LGBTQI lobby group Stonewall said it was good McEwan acknowledged the hurt he caused, but his comments “did nothing to help” transgender people and would only further isolate them and “entrench transphobic attitudes.”

Not what we want. But is that always the case? Or are the public airing, the ensuing criticism, and clarification actually often a crucial part of social change? We don’t automatically imbibe the way other people think, nor should we. And there is an enormous amount of dissent in this space, especially within the LGBTQI community. History tells us censoring views doesn’t protect basic rights, it quashes them. If we don’t exercise our brains by listening to those with whom we disagree, our intellectual muscles will become flaccid. And ignorance is fuelled by lack of exposure and information.

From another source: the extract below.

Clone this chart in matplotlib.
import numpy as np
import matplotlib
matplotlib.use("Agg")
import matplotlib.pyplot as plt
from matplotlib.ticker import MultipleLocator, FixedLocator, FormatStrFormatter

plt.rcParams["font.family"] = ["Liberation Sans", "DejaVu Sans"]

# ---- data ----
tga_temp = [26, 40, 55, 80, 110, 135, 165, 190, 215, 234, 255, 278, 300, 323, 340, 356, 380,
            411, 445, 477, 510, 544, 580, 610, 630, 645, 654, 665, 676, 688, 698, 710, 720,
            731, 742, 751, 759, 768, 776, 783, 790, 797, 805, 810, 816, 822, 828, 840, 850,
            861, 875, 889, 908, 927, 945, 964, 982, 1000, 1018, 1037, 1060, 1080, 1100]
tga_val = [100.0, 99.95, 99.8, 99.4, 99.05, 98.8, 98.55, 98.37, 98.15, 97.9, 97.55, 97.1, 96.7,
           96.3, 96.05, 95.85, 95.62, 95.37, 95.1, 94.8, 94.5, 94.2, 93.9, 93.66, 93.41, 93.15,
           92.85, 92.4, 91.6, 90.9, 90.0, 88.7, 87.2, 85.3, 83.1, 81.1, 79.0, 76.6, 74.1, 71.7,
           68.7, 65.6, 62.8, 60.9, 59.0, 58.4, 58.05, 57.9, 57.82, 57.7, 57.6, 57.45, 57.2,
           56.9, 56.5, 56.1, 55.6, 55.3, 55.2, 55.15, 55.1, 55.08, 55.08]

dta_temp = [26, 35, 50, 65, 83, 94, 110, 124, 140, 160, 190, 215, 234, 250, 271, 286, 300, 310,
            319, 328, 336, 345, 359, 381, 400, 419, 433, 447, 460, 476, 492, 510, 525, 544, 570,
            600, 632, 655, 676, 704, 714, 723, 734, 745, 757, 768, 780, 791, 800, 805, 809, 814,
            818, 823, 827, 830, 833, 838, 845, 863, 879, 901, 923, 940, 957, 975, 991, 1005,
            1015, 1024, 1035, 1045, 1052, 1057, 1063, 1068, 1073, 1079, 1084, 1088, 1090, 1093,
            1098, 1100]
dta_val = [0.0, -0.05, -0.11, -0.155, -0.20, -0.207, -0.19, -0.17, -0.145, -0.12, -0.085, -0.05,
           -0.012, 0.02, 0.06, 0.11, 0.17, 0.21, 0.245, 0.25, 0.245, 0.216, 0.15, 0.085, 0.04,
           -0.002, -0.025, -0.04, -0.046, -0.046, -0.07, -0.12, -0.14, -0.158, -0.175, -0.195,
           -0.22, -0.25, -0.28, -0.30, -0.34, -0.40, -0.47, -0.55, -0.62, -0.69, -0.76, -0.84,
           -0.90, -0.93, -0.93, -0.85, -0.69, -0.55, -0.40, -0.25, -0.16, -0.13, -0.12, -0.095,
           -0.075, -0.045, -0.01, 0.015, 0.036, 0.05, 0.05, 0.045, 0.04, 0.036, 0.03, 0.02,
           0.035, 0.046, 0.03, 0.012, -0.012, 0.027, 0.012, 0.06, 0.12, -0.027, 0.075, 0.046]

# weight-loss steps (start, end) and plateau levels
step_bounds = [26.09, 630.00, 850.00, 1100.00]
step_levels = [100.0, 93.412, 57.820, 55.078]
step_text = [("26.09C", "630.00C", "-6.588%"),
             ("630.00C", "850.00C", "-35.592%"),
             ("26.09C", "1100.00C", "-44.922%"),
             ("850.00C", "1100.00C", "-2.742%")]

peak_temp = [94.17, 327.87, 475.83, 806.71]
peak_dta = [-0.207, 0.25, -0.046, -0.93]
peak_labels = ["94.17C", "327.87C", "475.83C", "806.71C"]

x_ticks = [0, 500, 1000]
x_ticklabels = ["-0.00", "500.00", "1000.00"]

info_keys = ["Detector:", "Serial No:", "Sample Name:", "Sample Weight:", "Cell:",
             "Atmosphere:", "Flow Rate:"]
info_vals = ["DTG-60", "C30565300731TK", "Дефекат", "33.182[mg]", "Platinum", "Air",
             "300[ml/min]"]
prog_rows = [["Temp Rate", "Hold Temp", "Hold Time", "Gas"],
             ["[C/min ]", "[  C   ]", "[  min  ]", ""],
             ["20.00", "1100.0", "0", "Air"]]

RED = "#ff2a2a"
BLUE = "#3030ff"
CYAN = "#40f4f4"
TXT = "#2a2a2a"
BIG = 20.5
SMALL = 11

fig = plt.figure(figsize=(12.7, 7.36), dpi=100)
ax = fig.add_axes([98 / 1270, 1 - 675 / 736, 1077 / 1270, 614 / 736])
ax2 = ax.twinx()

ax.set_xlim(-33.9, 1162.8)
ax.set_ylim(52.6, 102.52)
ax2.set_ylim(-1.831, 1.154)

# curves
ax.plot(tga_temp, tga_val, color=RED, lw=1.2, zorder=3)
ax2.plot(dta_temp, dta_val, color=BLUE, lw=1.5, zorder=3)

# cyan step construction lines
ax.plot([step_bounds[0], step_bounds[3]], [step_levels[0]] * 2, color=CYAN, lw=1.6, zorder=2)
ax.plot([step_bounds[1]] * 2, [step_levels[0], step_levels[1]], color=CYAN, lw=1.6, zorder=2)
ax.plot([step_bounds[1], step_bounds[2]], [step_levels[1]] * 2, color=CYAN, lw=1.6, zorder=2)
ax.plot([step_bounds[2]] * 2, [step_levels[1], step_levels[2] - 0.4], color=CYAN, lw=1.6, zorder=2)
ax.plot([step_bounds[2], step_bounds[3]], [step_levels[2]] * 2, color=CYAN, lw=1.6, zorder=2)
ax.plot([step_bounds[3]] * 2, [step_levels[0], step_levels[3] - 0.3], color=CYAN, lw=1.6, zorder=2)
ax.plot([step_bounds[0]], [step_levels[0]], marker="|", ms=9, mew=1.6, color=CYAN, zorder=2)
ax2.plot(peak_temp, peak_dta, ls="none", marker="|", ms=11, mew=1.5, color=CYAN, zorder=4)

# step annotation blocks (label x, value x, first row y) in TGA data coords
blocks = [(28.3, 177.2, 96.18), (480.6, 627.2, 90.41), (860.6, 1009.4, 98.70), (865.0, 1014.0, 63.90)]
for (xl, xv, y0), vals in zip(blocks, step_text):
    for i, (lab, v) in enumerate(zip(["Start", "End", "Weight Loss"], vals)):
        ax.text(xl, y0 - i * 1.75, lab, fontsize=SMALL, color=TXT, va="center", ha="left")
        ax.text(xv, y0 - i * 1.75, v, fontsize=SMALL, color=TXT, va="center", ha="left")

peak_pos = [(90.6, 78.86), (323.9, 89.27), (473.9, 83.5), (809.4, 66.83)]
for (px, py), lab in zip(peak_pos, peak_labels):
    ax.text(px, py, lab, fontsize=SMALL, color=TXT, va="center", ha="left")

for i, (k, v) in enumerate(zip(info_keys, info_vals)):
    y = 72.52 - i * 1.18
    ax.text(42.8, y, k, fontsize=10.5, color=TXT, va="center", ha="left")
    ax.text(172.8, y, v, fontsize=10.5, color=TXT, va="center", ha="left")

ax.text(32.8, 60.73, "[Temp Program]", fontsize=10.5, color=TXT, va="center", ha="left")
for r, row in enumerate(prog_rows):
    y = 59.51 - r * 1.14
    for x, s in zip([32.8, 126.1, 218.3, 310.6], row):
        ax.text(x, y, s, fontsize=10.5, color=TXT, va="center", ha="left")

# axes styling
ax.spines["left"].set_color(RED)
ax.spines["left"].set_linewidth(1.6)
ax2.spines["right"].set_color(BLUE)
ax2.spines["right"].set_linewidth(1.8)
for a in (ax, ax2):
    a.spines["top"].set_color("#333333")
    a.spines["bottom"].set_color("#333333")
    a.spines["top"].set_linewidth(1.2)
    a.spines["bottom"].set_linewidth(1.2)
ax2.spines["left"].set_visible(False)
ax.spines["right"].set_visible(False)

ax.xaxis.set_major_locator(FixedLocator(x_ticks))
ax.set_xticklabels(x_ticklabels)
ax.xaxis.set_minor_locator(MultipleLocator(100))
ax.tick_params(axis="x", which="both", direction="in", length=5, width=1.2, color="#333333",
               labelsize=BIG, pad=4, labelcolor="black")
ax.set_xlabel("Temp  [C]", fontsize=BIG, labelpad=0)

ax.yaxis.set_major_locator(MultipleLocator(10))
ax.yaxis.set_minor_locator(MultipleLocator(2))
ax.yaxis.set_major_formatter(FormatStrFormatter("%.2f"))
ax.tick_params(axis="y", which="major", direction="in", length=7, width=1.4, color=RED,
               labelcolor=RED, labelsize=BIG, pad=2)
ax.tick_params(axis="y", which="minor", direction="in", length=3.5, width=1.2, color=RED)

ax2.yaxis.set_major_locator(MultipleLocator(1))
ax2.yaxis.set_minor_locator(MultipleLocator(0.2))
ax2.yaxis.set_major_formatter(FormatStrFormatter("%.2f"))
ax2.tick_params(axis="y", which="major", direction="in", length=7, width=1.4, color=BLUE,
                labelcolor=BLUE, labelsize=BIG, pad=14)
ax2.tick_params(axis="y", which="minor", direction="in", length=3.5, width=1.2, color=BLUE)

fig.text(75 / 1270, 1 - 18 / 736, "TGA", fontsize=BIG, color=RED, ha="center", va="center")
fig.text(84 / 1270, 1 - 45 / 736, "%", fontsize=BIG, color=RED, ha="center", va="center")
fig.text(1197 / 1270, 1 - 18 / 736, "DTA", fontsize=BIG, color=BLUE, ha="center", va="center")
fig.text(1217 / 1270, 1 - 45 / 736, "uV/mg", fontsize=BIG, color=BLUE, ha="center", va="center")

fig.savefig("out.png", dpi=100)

We must be able to say stupid things, and ask stupid questions. And if we only allow a small group of people to speak about gender, we will place sustained pressure on the small number of trans people in the public eye who are expected to be able to publicly transition, relentlessly explain their decision, counter ignorance and carry the can for the rest of the community every day – an exhausting load. It’s not their job to educate us.

Transphobia is ugly and must be fought. And I reckon the airing – and combating – of ill-informed ideas is often the best way to usher them out. For we are surely getting to the point when ignorance can no longer be an excuse.